El Estado de Chile exige que las escuelas eduquen en ciudadanía digital crítica —competencia establecida en el Currículum Nacional— pero el acceso al hardware necesario es profundamente desigual. Según la XI Encuesta de Acceso y Uso de Internet (SUBTEL, 2024), mientras el smartphone alcanza una penetración del 98,9% transversal a todos los niveles socioeconómicos, solo el 41,4% del grupo socioeconómico bajo accede a computadores portátiles, frente al 86,1% del grupo alto: una brecha de 44,7 puntos porcentuales.
En Chile hay actualmente más conexiones móviles que habitantes —30,7 millones, equivalentes al 155% de la población — lo que representa una oportunidad sin precedentes para democratizar el acceso digital.
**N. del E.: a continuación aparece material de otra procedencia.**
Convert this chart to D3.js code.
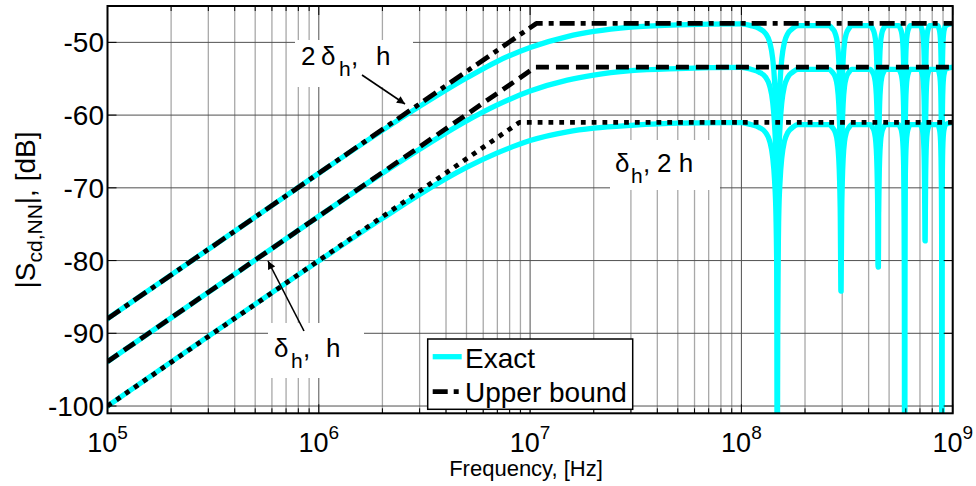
<!DOCTYPE html>
<html>
<head>
<meta charset="utf-8">
<script src="https://cdn.jsdelivr.net/npm/d3@7/dist/d3.min.js"></script>
<style>
  body { margin: 0; background: #fff; }
  svg { display: block; }
  text { font-family: "Liberation Sans", Arial, sans-serif; fill: #000; }
</style>
</head>
<body>
<div id="chart"></div>
<script>
// frequencies where the smooth part of the curves was read (Hz)
const freqs = [1e5, 1e6, 2e6, 3e6, 5e6, 7e6, 1e7, 1.5e7, 2e7, 3e7, 5e7, 1e8, 1e9];
// exact response (dB)
const exactTop = [-88.0, -68.0, -62.1, -58.8, -54.9, -52.6, -50.7, -49.2, -48.5, -47.9, -47.6, -47.46, -47.4];
const exactMid = [-93.9, -73.9, -68.0, -64.7, -60.8, -58.6, -56.7, -55.2, -54.5, -53.9, -53.6, -53.44, -53.4];
const exactLow = [-100.0, -80.05, -74.2, -70.9, -67.2, -65.2, -63.5, -62.3, -61.8, -61.4, -61.1, -61.04, -61.0];

// upper bounds: [freq, dB] corner points
const boundTop = [[1e5, -88.0], [1.07e7, -47.4], [1e9, -47.4]];
const boundMid = [[1e5, -93.9], [1.06e7, -53.4], [1e9, -53.4]];
const boundLow = [[1e5, -100.0], [8.9e6, -61.0], [1e9, -61.0]];

// notches at high frequency
const notchFreqs = [1.48e8, 2.96e8, 4.44e8, 5.92e8, 7.40e8, 8.88e8];
const notchDepth = [60, 23.2, 19.9, 60, 16.3, 60];
const notchSpacing = 1.48e8;
// notch shape: offset from centre (in units of notchSpacing) and drop below flat level (dB)
const notchOffsets = [0.25, 0.18, 0.12, 0.08, 0.05, 0.03, 0.015, 0.007, 0.003, 0.001, 0];
const notchDrops = [0.3, 0.7, 1.4, 2.6, 4.8, 8, 13, 20, 27, 37, 60];

const yTicks = [-100, -90, -80, -70, -60, -50];
const xDecades = [5, 6, 7, 8, 9];

const W = 976, H = 486;
const pL = 107.5, pR = 952.7, pT = 6, pB = 413.3;

const svg = d3.select("#chart").append("svg")
  .attr("width", W).attr("height", H);

svg.append("rect").attr("width", W).attr("height", H).attr("fill", "#fff");

const x = d3.scaleLog().domain([1e5, 1e9]).range([pL, pR]);
const y = d3.scaleLinear().domain([-101, -45]).range([pB, pT]);

// grid
const minorX = [];
xDecades.slice(0, -1).forEach(e => {
  for (let m = 2; m <= 9; m++) minorX.push(m * Math.pow(10, e));
});
const majorX = xDecades.map(e => Math.pow(10, e));
const grid = svg.append("g");
grid.selectAll(".gxm").data(minorX).enter().append("line")
  .attr("x1", d => x(d)).attr("x2", d => x(d))
  .attr("y1", pT).attr("y2", pB)
  .attr("stroke", "#a8a8a8").attr("stroke-width", 1.3);
grid.selectAll(".gxM").data(majorX).enter().append("line")
  .attr("x1", d => x(d)).attr("x2", d => x(d))
  .attr("y1", pT).attr("y2", pB)
  .attr("stroke", "#505050").attr("stroke-width", 1);
grid.selectAll(".gy").data(yTicks).enter().append("line")
  .attr("x1", pL).attr("x2", pR)
  .attr("y1", d => y(d)).attr("y2", d => y(d))
  .attr("stroke", "#505050").attr("stroke-width", 1);

// text label boxes (hide the grid behind them)
const boxes = [[295, 40, 118, 47], [268, 323, 96, 55], [610, 140, 110, 50]];
svg.selectAll(".lbox").data(boxes).enter().append("rect")
  .attr("x", d => d[0]).attr("y", d => d[1])
  .attr("width", d => d[2]).attr("height", d => d[3])
  .attr("fill", "#fff");

// curves
svg.append("clipPath").attr("id", "clip").append("rect")
  .attr("x", pL).attr("y", pT).attr("width", pR - pL).attr("height", pB - pT);

function exactSeries(levels) {
  const flat = levels[levels.length - 1];
  const pts = freqs.slice(0, -1).map((f, i) => [f, levels[i]]);
  notchFreqs.forEach((fn, k) => {
    notchOffsets.forEach((o, j) => {
      const v = flat - Math.min(notchDrops[j], notchDepth[k]);
      pts.push([fn - o * notchSpacing, v]);
      if (o > 0) pts.push([fn + o * notchSpacing, v]);
    });
  });
  pts.push([1e9, flat]);
  return pts.sort((a, b) => a[0] - b[0]);
}

const smooth = d3.line().x(d => x(d[0])).y(d => y(d[1])).curve(d3.curveMonotoneX);
const straight = d3.line().x(d => x(d[0])).y(d => y(d[1]));

const plot = svg.append("g").attr("clip-path", "url(#clip)");

[exactTop, exactMid, exactLow].forEach(levels => {
  plot.append("path")
    .datum(exactSeries(levels))
    .attr("fill", "none")
    .attr("stroke", "#00ffff")
    .attr("stroke-width", 5.3)
    .attr("stroke-linejoin", "round")
    .attr("stroke-linecap", "round")
    .attr("d", smooth);
});

const bounds = [
  { data: boundTop, dash: "15,6,5,6" },
  { data: boundMid, dash: "13,7" },
  { data: boundLow, dash: "4.8,6" }
];
bounds.forEach(b => {
  plot.append("path")
    .datum(b.data)
    .attr("fill", "none")
    .attr("stroke", "#000")
    .attr("stroke-width", 4.8)
    .attr("stroke-linejoin", "round")
    .attr("stroke-dasharray", b.dash)
    .attr("d", straight);
});

// ticks (inside, all four sides)
const ticks = svg.append("g").attr("stroke", "#000").attr("stroke-width", 1);
[[majorX, 9], [minorX, 5]].forEach(([vals, len]) => {
  vals.forEach(v => {
    ticks.append("line").attr("x1", x(v)).attr("x2", x(v)).attr("y1", pB).attr("y2", pB - len);
    ticks.append("line").attr("x1", x(v)).attr("x2", x(v)).attr("y1", pT).attr("y2", pT + len);
  });
});
yTicks.forEach(v => {
  ticks.append("line").attr("x1", pL).attr("x2", pL + 9).attr("y1", y(v)).attr("y2", y(v));
  ticks.append("line").attr("x1", pR).attr("x2", pR - 9).attr("y1", y(v)).attr("y2", y(v));
});

svg.append("rect")
  .attr("x", pL).attr("y", pT).attr("width", pR - pL).attr("height", pB - pT)
  .attr("fill", "none").attr("stroke", "#000").attr("stroke-width", 2);

// tick labels
svg.selectAll(".yl").data(yTicks).enter().append("text")
  .attr("x", 104).attr("y", d => y(d) + 10)
  .attr("text-anchor", "end")
  .style("font-size", "28px")
  .text(d => d);

const xl = svg.selectAll(".xl").data(xDecades).enter().append("text")
  .attr("x", d => x(Math.pow(10, d)))
  .attr("y", 452)
  .attr("text-anchor", "middle")
  .style("font-size", "27px");
xl.append("tspan").text("10");
xl.append("tspan").attr("dy", -13).style("font-size", "19px").text(d => d);

// axis titles
svg.append("text")
  .attr("x", 526).attr("y", 476)
  .attr("text-anchor", "middle")
  .style("font-size", "22px")
  .text("Frequency, [Hz]");

const yt = svg.append("text")
  .attr("transform", "translate(35,210) rotate(-90)")
  .attr("text-anchor", "middle")
  .style("font-size", "28px");
yt.append("tspan").text("|S");
yt.append("tspan").attr("dy", 7).style("font-size", "21px").text("cd,NN");
yt.append("tspan").attr("dy", -7).text("|, [dB]");

// annotations
function label(base, parts) {
  const t = svg.append("text").attr("y", base).style("font-size", "26px");
  parts.forEach(p => {
    const s = t.append("tspan").attr("x", p.x).attr("y", base + (p.sub ? 11 : 0)).text(p.t);
    if (p.sub) s.style("font-size", "21px");
  });
}
label(65, [
  { x: 301, t: "2" }, { x: 321, t: "δ" }, { x: 339, t: "h", sub: true },
  { x: 351, t: "," }, { x: 376, t: "h" }
]);
label(356.5, [
  { x: 274, t: "δ" }, { x: 291, t: "h", sub: true },
  { x: 303, t: "," }, { x: 326, t: "h" }
]);
label(171.5, [
  { x: 615, t: "δ" }, { x: 631, t: "h", sub: true },
  { x: 643, t: "," }, { x: 657, t: "2 h" }
]);

svg.append("defs").append("marker")
  .attr("id", "arr").attr("viewBox", "0 0 10 10")
  .attr("refX", 10).attr("refY", 5)
  .attr("markerWidth", 10).attr("markerHeight", 8)
  .attr("markerUnits", "userSpaceOnUse")
  .attr("orient", "auto")
  .append("path").attr("d", "M0,0 L10,5 L0,10 Z").attr("fill", "#000");

const arrows = [[362, 75, 405, 104], [304, 331, 268, 261]];
svg.selectAll(".arrow").data(arrows).enter().append("line")
  .attr("x1", d => d[0]).attr("y1", d => d[1])
  .attr("x2", d => d[2]).attr("y2", d => d[3])
  .attr("stroke", "#000").attr("stroke-width", 1.6)
  .attr("marker-end", "url(#arr)");

// legend
const lg = svg.append("g");
lg.append("rect").attr("x", 427.7).attr("y", 339).attr("width", 205).attr("height", 70.3)
  .attr("fill", "#fff").attr("stroke", "#000").attr("stroke-width", 1.5);
lg.append("line").attr("x1", 432.7).attr("x2", 461.7).attr("y1", 356.7).attr("y2", 356.7)
  .attr("stroke", "#00ffff").attr("stroke-width", 5.3);
lg.append("line").attr("x1", 432.7).attr("x2", 461.7).attr("y1", 391.7).attr("y2", 391.7)
  .attr("stroke", "#000").attr("stroke-width", 4.8).attr("stroke-dasharray", "15,6,5,6");
lg.append("text").attr("x", 465).attr("y", 367.5).style("font-size", "28px").text("Exact");
lg.append("text").attr("x", 465).attr("y", 401.5).style("font-size", "28px").text("Upper bound");
</script>
</body>
</html>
Prohibir el celular mientras se exige desarrollar competencias digitales curriculares no solo es contradictorio: es estructuralmente injusto para quienes carecen de alternativas de hardware.
En marzo de 2024, apenas nueve meses antes de aprobar esta ley, el propio Ministerio de Educación publicó «Orientaciones para la regulación del uso de celulares y otros dispositivos móviles en establecimientos educacionales», un documento de 36 páginas que propone un enfoque radicalmente distinto a la prohibición. Estas orientaciones reconocen el contexto «postdigital» en que vivimos –enredamiento inseparable entre nuestras vidas digitales y análogas– sugieren regulación diferenciada por edad, proponen estrategias de mediación pedagógica y enfatizan el desarrollo de ciudadanía digital crítica.
¿Por qué el mismo gobierno que publicó estas orientaciones apoyó meses después una regulación que contradice su propio documento técnico? La respuesta es incómoda: porque la restricción es políticamente popular. Encuestas muestran amplio apoyo ciudadano, pero estudios internacionales han analizado cómo estas políticas se construyen sobre pánicos morales amplificados mediáticamente, sin evidencia contundente que las respalde.
La regulación comprende a los celulares como objetos aislados que provocan efectos sobre los jóvenes, ignorando su cualidad sociotécnica. Los dispositivos digitales no son elementos neutrales ni independientes de sus contextos: son prácticas culturales, nodos en redes de relaciones sociales y espacios de construcción subjetiva. La restricción regula al objeto sin atacar los factores sociales que producen los problemas manifestados en su uso.
No idealizamos el uso actual de dispositivos. Sin embargo, el aprendizaje ocurre constantemente —en TikTok, Instagram, WhatsApp, YouTube— aunque no siempre sea el que consideramos deseable. La pregunta no es si los jóvenes aprenderán a través de dispositivos digitales (lo harán, con o sin la escuela), sino si la escuela participará activamente en ese proceso o abdicará su rol, dejando ese espacio a algoritmos comerciales e influencers cuyas intenciones no son educativas.
Esta regulación genera además una doble carga para los docentes: deberán fiscalizar una norma difícil de hacer cumplir en establecimientos ya sobrecargados, mientras el currículum les sigue exigiendo educar en ciudadanía digital, pero ahora restringiendo el hardware más disponible.
Los argumentos a favor de la restricción —desconcentración, desmotivación y violencia digital— merecen ser tomados en serio, pero refieren a problemas estructurales más profundos. La desconcentración y desmotivación son expresiones de una crisis de sentido de los modelos pedagógicos tradicionales. La violencia digital no nace en las pantallas: son expresiones de violencias estructurales —machismo, racismo, clasismo— que encuentran en los espacios digitales un territorio donde manifestarse.
Restringir el celular en horario escolar puede dificultar que el acoso ocurra durante las horas de clase, pero no modificará las disposiciones violentas. El problema se desplazará a espacios donde hay menos mediadores. Lo mismo ocurre con patrones problemáticos de uso: la restricción no los modifica, simplemente los desplaza a horarios donde muchas veces hay menos oportunidades de educación crítica.
No negamos que una regulación razonable pueda tener efectos positivos en contextos específicos. Pero avanzar en una restricción rígida sin abordar las causas profundas es reduccionismo tecnológico: pensar que problemas sociales complejos se resuelven mediante intervenciones sobre los artefactos. La educación digital crítica, la formación docente en mediación tecnológica y la inversión en infraestructura digital equitativa son tareas que no se resuelven con una restricción.
La educación digital va a ocurrir con o sin la escuela. Es opinión de nuestro equipo de investigación que la escuela debería involucrarse activamente, en lugar de abdicar de su rol mediante una regulación que ignora sus propias orientaciones técnicas, desaprovecha el hardware más ubicuo del país, y cede el espacio educativo digital a actores que no tienen entre sus prioridades el desarrollo integral de las nuevas generaciones.